En outre, deux syndicats intercommunaux ont d'ores et déjà été créés, l'un sur la Touloubre, le Syndicat d'étude du bassin versant de la Touloubre, l'autre sur l'Arc, le syndicat d'aménagement du bassin versant de l'Arc, signe que les collectivités territoriales sont sensibles aux problèmes posés par la pollution.
• Réduction des rejets d'eau douce
Comme le montre le tableau ci-dessous, les objectifs fixés par le plan de reconquête ont été globalement respectés. En 1995, les apports d'eau douce ont atteint 2,1 milliards de m3 tandis que les apports de limons étaient limités à 85.000 tonnes. Du fait de la réalisation de travaux dans la Durance, il a cependant été nécessaire de limiter les restitutions dans cette rivière, si bien que 0,3 milliards de m3 d'eau et 7.500 tonnes de limons ont été déversés, de surcroît dans l'étang, entre le 24 juin et le 20 septembre 1996. Le régime normal d'exploitation a été repris après la fin des travaux dans la Durance, conformément aux objectifs du plan de reconquête.
Au total, le coût pour EDF s'est élevé à 54 millions de francs de manque à gagner du fait du rejet des eaux dans la Durance sans qu'elles alimentent la Centrale de Saint-Chamas et produisent de ce fait du courant, et de 11 millions de francs destinés au financement de la mission de reconquête, aux travaux de modification des ouvrages et aux études sur les modalités d'application du plan de reconquête.
Votre rapporteur observe cependant que l'accroissement des restitutions dans la Durance, s'il semble favorable à l'équilibre de l'étang de Berre pose de nouveaux problèmes pour la vallée de la Durance elle-même et pour son équilibre écologique.
Selon certains observateurs, l'accroissement des restitutions d'eau à la Durance pourrait s'avérer extrêmement nuisible pour les 50 kilomètres de rivière situés entre Mallemort et le Rhône. La variabilité du débit de la Durance, lorsqu'elle n'est pas régulée par les centrales de Salon et de Saint-Chamas pose de nouveaux problèmes en terme de sécurité et de perturbation des sites écologiques de la Durance.
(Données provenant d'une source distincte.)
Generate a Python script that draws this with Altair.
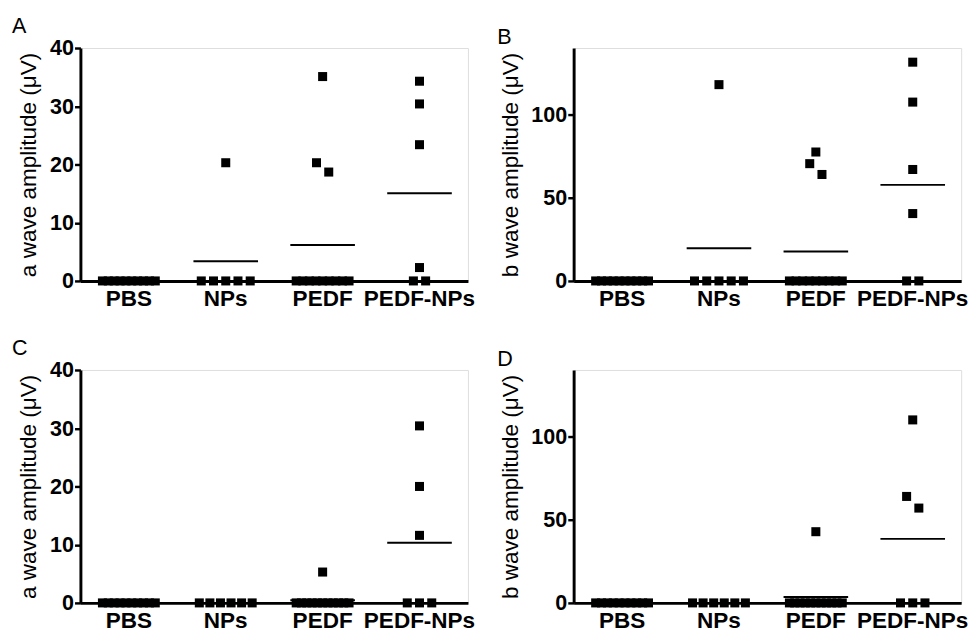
import altair as alt
import pandas as pd

GROUPS = ["PBS", "NPs", "PEDF", "PEDF-NPs"]

# Panel A: a wave amplitude (first condition)
A_PBS = [0, 0, 0, 0, 0, 0, 0, 0, 0, 0]
A_NPS = [20.3, 0, 0, 0, 0, 0]
A_PEDF = [35.1, 20.3, 18.7, 0, 0, 0, 0, 0, 0, 0, 0, 0]
A_PEDF_NPS = [34.3, 30.4, 23.4, 2.3, 0, 0]

# Panel B: b wave amplitude (first condition)
B_PBS = [0, 0, 0, 0, 0, 0, 0, 0, 0, 0]
B_NPS = [118, 0, 0, 0, 0, 0]
B_PEDF = [77.5, 70.5, 64, 0, 0, 0, 0, 0, 0, 0, 0, 0]
B_PEDF_NPS = [131.5, 107.5, 67, 40.5, 0, 0]

# Panel C: a wave amplitude (second condition)
C_PBS = [0, 0, 0, 0, 0, 0, 0, 0, 0, 0]
C_NPS = [0, 0, 0, 0, 0, 0]
C_PEDF = [5.3, 0, 0, 0, 0, 0, 0, 0, 0, 0, 0, 0]
C_PEDF_NPS = [30.4, 20.0, 11.6, 0, 0, 0]

# Panel D: b wave amplitude (second condition)
D_PBS = [0, 0, 0, 0, 0, 0, 0, 0, 0, 0]
D_NPS = [0, 0, 0, 0, 0, 0]
D_PEDF = [42.8, 0, 0, 0, 0, 0, 0, 0, 0, 0, 0, 0]
D_PEDF_NPS = [110, 64, 57, 0, 0, 0]

A_TICKS = [0, 10, 20, 30, 40]
B_TICKS = [0, 50, 100]
A_TITLE = "a wave amplitude (μV)"
B_TITLE = "b wave amplitude (μV)"

W = 396
H = 238
STEP = W / len(GROUPS)
FONT = "Liberation Sans"


def swarm_offsets(vals, px_per_unit, thresh=12.5, step=12.5, maxw=54):
    """GraphPad-like horizontal spreading of points that share a row."""
    order = sorted(range(len(vals)), key=lambda i: vals[i])
    rows = []
    for i in order:
        if rows and (vals[i] - vals[rows[-1][0]]) * px_per_unit < thresh:
            rows[-1].append(i)
        else:
            rows.append([i])
    off = [0.0] * len(vals)
    for r in rows:
        r = sorted(r, key=lambda i: -vals[i])
        k = len(r)
        sp = min(step, maxw / (k - 1)) if k > 1 else 0
        for j, i in enumerate(r):
            off[i] = (j - (k - 1) / 2) * sp
    return off


def panel(letter, series, ymax, ticks, ytitle, letter_dx):
    rows = []
    pxu = H / ymax
    for g, vals in zip(GROUPS, series):
        offs = swarm_offsets(vals, pxu)
        for v, o in zip(vals, offs):
            rows.append({"group": g, "value": v, "off": o})
    df = pd.DataFrame(rows)
    base = alt.Chart(df)
    x = alt.X(
        "group:N",
        sort=GROUPS,
        scale=alt.Scale(domain=GROUPS, paddingInner=0, paddingOuter=0),
        axis=alt.Axis(
            title=None, labelAngle=0, ticks=False, domainWidth=3,
            domainColor="black", labelFont=FONT, labelFontSize=23,
            labelFontWeight="bold", labelColor="black", labelPadding=7,
        ),
    )
    y = alt.Y(
        "value:Q",
        scale=alt.Scale(domain=[0, ymax], nice=False, zero=True),
        axis=alt.Axis(
            values=ticks, title=ytitle, grid=False, domainWidth=3,
            domainColor="black", tickColor="black", tickWidth=2.5,
            tickSize=6, labelFont=FONT, labelFontSize=22,
            labelFontWeight="bold", labelColor="black", labelPadding=1,
            titleFont=FONT, titleFontSize=23, titleFontWeight="normal",
            titleColor="black", titlePadding=9,
        ),
    )
    pts = base.mark_square(size=85, color="black", opacity=1).encode(
        x=x,
        xOffset=alt.XOffset("off:Q", scale=alt.Scale(domain=[-STEP / 2, STEP / 2])),
        y=y,
    )
    mean = base.mark_tick(color="black", size=66, thickness=2, opacity=1).encode(
        x=x,
        y=alt.Y("mean(value):Q"),
    )
    return alt.layer(mean, pts).properties(
        width=W,
        height=H,
        title=alt.TitleParams(
            letter, anchor="start", frame="group", dx=letter_dx, offset=-1,
            font=FONT, fontSize=22, fontWeight="normal", color="black",
        ),
    )


pA = panel("A", [A_PBS, A_NPS, A_PEDF, A_PEDF_NPS], 40, A_TICKS, A_TITLE, -70)
pB = panel("B", [B_PBS, B_NPS, B_PEDF, B_PEDF_NPS], 140, B_TICKS, B_TITLE, -78)
pC = panel("C", [C_PBS, C_NPS, C_PEDF, C_PEDF_NPS], 40, A_TICKS, A_TITLE, -70)
pD = panel("D", [D_PBS, D_NPS, D_PEDF, D_PEDF_NPS], 140, B_TICKS, B_TITLE, -78)

top = alt.hconcat(pA, pB, spacing=21)
bottom = alt.hconcat(pC, pD, spacing=21)
chart = (
    alt.vconcat(top, bottom, spacing=26)
    .properties(padding={"left": 3, "top": 0, "right": 0, "bottom": 0})
    .configure_view(stroke=None)
    .configure(background="white")
)

chart.save("out.html", embed_options={"renderer": "svg", "actions": False})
On constate donc que la solution du problème posé à l'étang de Berre passe par une prise en compte globale des rejets de l'eau de la Durance aussi bien dans l'étang que dans le cours de la rivière.
La solution à ce problème pourrait consister dans le renvoi de l'eau soit vers le Rhône, soit vers la mer. Selon les études réalisées par EDF, le coût des infrastructures permettant de dévier les eaux de la Durance oscillerait entre un plancher de 3,8 milliards de francs permettant de réaliser une galerie dans l'étang de Berre et un canal dans la Crau afin de jeter les eaux dans la mer, et le rejet au Rhône à partir de la Chute de Barbentane, qui remplacerait les installations EDF de Salon-de-Provence et de Saint-Chamas, pour un coût estimé, en 1992-1993 à 8 milliards de francs.